Mr. McCain, a Vietnam War veteran who the Kerry campaign tried to woo to the vice president’s slot on the Democratic ticket, stood by Mr. Bush on the threat posed by Saddam and his overall execution of the war on terror.

“The events of September 11, 2001, beyond the immeasurable grief and suffering it caused for thousands of American families, was a battle cry that summoned America to a war we vaguely knew was going on but hadn’t really comprehended how near the threat was and how atrocious were the purposes and plans of our enemies,” Mr. McCain said.

Many news media outlets reported the findings of the commission examining the September 11 attacks as debunking links between Saddam and al Qaeda, but the commission’s two chairmen said that coverage was wrong.

“I must say I have trouble understanding the flap over this,” commission co-chairman Lee Hamilton, a Democrat, said Thursday. “The vice president is saying, I think, that there were connections between al Qaeda and Saddam Hussein’s government.

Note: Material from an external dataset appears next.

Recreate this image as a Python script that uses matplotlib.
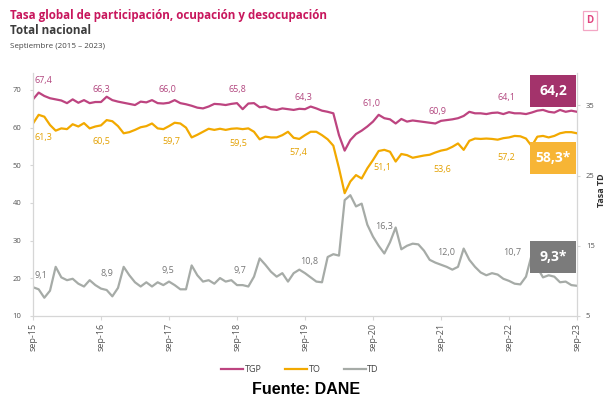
import numpy as np
import matplotlib
matplotlib.use('Agg')
import matplotlib.pyplot as plt
from matplotlib.patches import Rectangle

# ---------------- data ----------------
months = np.arange(97)  # sep-2015 ... sep-2023 (monthly)
tick_pos = [0, 12, 24, 36, 48, 60, 72, 84, 96]
tick_labels = ['sep-15', 'sep-16', 'sep-17', 'sep-18', 'sep-19',
               'sep-20', 'sep-21', 'sep-22', 'sep-23']

tgp = [67.5, 69.3, 68.4, 67.8, 67.5, 67.2, 66.5, 67.5, 66.6, 67.3, 66.5, 66.8,
       66.8, 68.2, 67.3, 66.9, 66.6, 66.3, 66.0, 66.9, 66.7, 67.3, 66.5, 66.4,
       66.6, 67.3, 66.5, 66.2, 65.8, 65.3, 65.1, 65.6, 66.3, 66.2, 66.0, 66.3,
       66.5, 64.9, 66.4, 66.5, 65.4, 65.6, 64.9, 64.7, 65.1, 64.9, 64.7, 65.0,
       64.9, 65.6, 65.1, 64.5, 64.2, 63.8, 58.0, 53.9, 56.7, 58.3, 59.2, 60.3,
       61.6, 63.4, 62.5, 62.2, 61.1, 62.3, 61.6, 61.9, 61.7, 61.5, 61.3, 61.1,
       61.8, 62.0, 62.2, 62.5, 63.1, 64.2, 63.8, 63.8, 63.6, 63.9, 64.0, 63.6,
       64.1, 63.8, 63.8, 63.6, 64.0, 64.5, 64.7, 64.2, 64.0, 64.7, 64.2, 64.5,
       64.2]

to = [61.1, 63.4, 62.9, 60.7, 59.2, 59.8, 59.6, 60.9, 60.3, 61.2, 59.8, 60.3,
      60.6, 62.0, 61.7, 60.4, 58.5, 58.8, 59.4, 60.1, 60.4, 61.1, 59.8, 59.6,
      60.4, 61.3, 61.1, 60.0, 57.4, 58.1, 58.9, 59.7, 59.4, 59.7, 59.4, 59.7,
      59.8, 59.6, 59.8, 58.9, 56.9, 57.6, 57.4, 57.4, 58.0, 58.9, 57.3, 57.0,
      58.0, 58.9, 58.9, 58.0, 56.9, 55.2, 49.2, 42.6, 45.7, 47.4, 46.5, 49.2,
      51.4, 53.8, 54.1, 53.6, 51.0, 53.0, 52.7, 52.0, 52.3, 52.6, 52.8, 53.4,
      53.9, 54.2, 54.9, 55.8, 54.1, 56.5, 57.1, 57.0, 57.1, 57.0, 56.8, 57.2,
      57.4, 57.8, 57.7, 57.1, 55.1, 57.6, 57.8, 57.4, 57.8, 58.5, 58.8, 58.8,
      58.5]

td = [9.1, 8.8, 7.6, 8.6, 12.0, 10.5, 10.1, 10.3, 9.6, 9.2, 10.1, 9.4,
      8.9, 8.7, 7.8, 9.0, 12.0, 10.8, 9.8, 9.2, 9.8, 9.2, 9.8, 9.4,
      9.9, 9.4, 8.8, 8.8, 12.2, 10.8, 9.9, 10.1, 9.6, 10.4, 9.9, 10.1,
      9.4, 9.4, 9.2, 10.6, 13.2, 12.3, 11.3, 10.6, 11.1, 9.9, 11.1, 11.6,
      11.1, 10.5, 9.9, 9.8, 13.4, 13.8, 13.6, 21.5, 22.2, 20.6, 21.0, 18.0,
      16.3, 15.0, 13.9, 15.5, 17.6, 14.5, 15.0, 15.3, 15.2, 14.3, 13.0, 12.6,
      12.3, 12.0, 11.6, 12.0, 14.6, 13.0, 12.0, 11.2, 10.8, 11.1, 10.9, 10.3,
      10.0, 9.6, 9.5, 10.6, 13.7, 11.9, 10.5, 10.8, 10.6, 9.8, 9.9, 9.4,
      9.3]

tgp_labels = ['67,4', '66,3', '66,0', '65,8', '64,3', '61,0', '60,9', '64,1']
to_labels = ['61,3', '60,5', '59,7', '59,5', '57,4', '51,1', '53,6', '57,2']
td_labels = ['9,1', '8,9', '9,5', '9,7', '10,8', '16,3', '12,0', '10,7']
last_labels = ['64,2', '58,3*', '9,3*']

# label anchor positions (text placement only)
tgp_lab_pos = [(1.9, 72.4), (12.0, 70.1), (23.8, 70.1), (36.0, 70.0),
               (47.8, 68.1), (59.8, 66.5), (71.3, 64.2), (83.6, 67.9)]
to_lab_pos = [(1.9, 57.25), (12.0, 56.2), (24.4, 56.2), (36.2, 55.9),
              (46.9, 53.5), (61.6, 49.3), (72.2, 48.8), (83.6, 52.2)]
td_lab_pos = [(1.4, 10.8), (13.1, 11.1), (23.8, 11.5), (36.5, 11.5),
              (48.7, 12.7), (61.9, 17.7), (72.9, 14.1), (84.5, 14.1)]

# ---------------- style ----------------
C_TGP = '#bd4480'
C_TO = '#f2a900'
C_TD = '#a6aba7'
C_TGP_BOX = '#a3336b'
C_TO_BOX = '#f7b535'
C_TD_BOX = '#7b7b7b'
C_TGP_TXT = '#b2467f'
C_TO_TXT = '#e3a000'
C_TD_TXT = '#777777'
SPINE = '#d6d6d6'
FONT = ['Open Sans', 'DejaVu Sans']

W, H = 612, 404
fig = plt.figure(figsize=(W / 100, H / 100), dpi=100)
fig.patch.set_facecolor('white')

def fx(px):
    return px / W

def fy(py):
    return 1 - py / H

ax = fig.add_axes([fx(33), fy(316), fx(577) - fx(33), fy(73) - fy(316)])
ax2 = ax.twinx()
ax.set_zorder(ax2.get_zorder() + 1)
ax.patch.set_visible(False)

l_tgp, = ax.plot(months, tgp, color=C_TGP, lw=1.6, solid_joinstyle='round', label='TGP')
l_to, = ax.plot(months, to, color=C_TO, lw=1.6, solid_joinstyle='round', label='TO')
l_td, = ax2.plot(months, td, color=C_TD, lw=1.6, solid_joinstyle='round', label='TD')

ax.set_xlim(0, 96)
ax.set_ylim(10, 74.5)
ax2.set_ylim(5, 39.6)
ax.set_yticks([10, 20, 30, 40, 50, 60, 70])
ax2.set_yticks([5, 15, 25, 35])
ax.set_xticks(tick_pos)
ax.set_xticklabels(tick_labels, rotation=90, fontsize=6.5, color='#555555',
                   family=FONT)
for lab in ax.get_yticklabels():
    lab.set_fontsize(5.5); lab.set_color('#555555'); lab.set_family(FONT)
for lab in ax2.get_yticklabels():
    lab.set_fontsize(5.5); lab.set_color('#555555'); lab.set_family(FONT)

for a in (ax, ax2):
    a.spines['top'].set_visible(False)
    for s in ('left', 'right', 'bottom'):
        a.spines[s].set_color(SPINE)
        a.spines[s].set_linewidth(0.9)
ax.spines['right'].set_visible(False)
ax2.spines['left'].set_visible(False)
ax2.spines['bottom'].set_visible(False)
ax.tick_params(axis='y', length=2.5, color=SPINE, pad=6)
ax.tick_params(axis='x', length=3, color=SPINE, pad=2)
ax2.tick_params(axis='y', length=2.5, color=SPINE, pad=4)

fig.text(fx(601), fy(190), 'Tasa TD', fontsize=6.5, fontweight='bold',
         color='#333333', family=FONT, rotation=90, ha='center', va='center')

# series labels
for txt, (x, y) in zip(tgp_labels, tgp_lab_pos):
    ax.text(x, y, txt, color=C_TGP_TXT, fontsize=6.5, ha='center', va='center',
            family=FONT)
for txt, (x, y) in zip(to_labels, to_lab_pos):
    ax.text(x, y, txt, color=C_TO_TXT, fontsize=6.5, ha='center', va='center',
            family=FONT)
for txt, (x, y) in zip(td_labels, td_lab_pos):
    ax2.text(x, y, txt, color=C_TD_TXT, fontsize=6.5, ha='center', va='center',
             family=FONT)

# last value boxes
boxes = [(530, 75, C_TGP_BOX), (530, 142, C_TO_BOX), (530, 241, C_TD_BOX)]
for txt, (bx, by, bc) in zip(last_labels, boxes):
    bw, bh = 46, 32
    fig.add_artist(Rectangle((fx(bx), fy(by + bh)), bw / W, bh / H,
                             transform=fig.transFigure, facecolor=bc,
                             edgecolor='none', zorder=5))
    fig.text(fx(bx + bw / 2), fy(by + bh / 2), txt, color='white',
             fontsize=10, fontweight='bold', ha='center', va='center',
             family=FONT, zorder=6)

# titles
fig.text(fx(10), fy(16), 'Tasa global de participación, ocupación y desocupación',
         color='#c8175d', fontsize=8.4, fontweight='bold', ha='left',
         va='center', family=FONT)
fig.text(fx(10), fy(31), 'Total nacional', color='#3c3c3c', fontsize=8.4,
         fontweight='bold', ha='left', va='center', family=FONT)
fig.text(fx(10), fy(47), 'Septiembre (2015 – 2023)', color='#444444',
         fontsize=5.8, ha='left', va='center', family=FONT)

# logo
fig.add_artist(Rectangle((fx(583), fy(30)), 14 / W, 19 / H,
                         transform=fig.transFigure, facecolor='white',
                         edgecolor='#f3a6c4', lw=0.9))
fig.text(fx(590), fy(20.5), 'D', color='#e0457f', fontsize=7,
         fontweight='bold', ha='center', va='center', family=FONT)

# legend
leg = fig.legend(handles=[l_tgp, l_to, l_td], labels=['TGP', 'TO', 'TD'],
                 loc='center', bbox_to_anchor=(fx(300), fy(370)), ncol=3,
                 frameon=False, handlelength=2.4,
                 handletextpad=0.2, columnspacing=2.6,
                 prop={'family': FONT, 'size': 6.5})
for t in leg.get_texts():
    t.set_color('#444444')

fig.text(fx(306), fy(390), 'Fuente: DANE', color='black', fontsize=11.5,
         fontweight='bold', ha='center', va='center',
         family=['Liberation Sans', 'DejaVu Sans'])

fig.savefig('out.png', dpi=100, facecolor='white')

We don’t disagree with that.”

The fresh political assault on Mr. Bush’s handling of the war on terror comes at a time when the president’s poll numbers are on the rise.

A recent poll by the Pew Research Center for the People and the Press showed Mr. Bush received a boost in public opinion in the wake of the death of President Ronald Reagan, a conservative icon. His personal approval rating, taken during the weeklong state funeral, rose from 44 percent to 50 percent.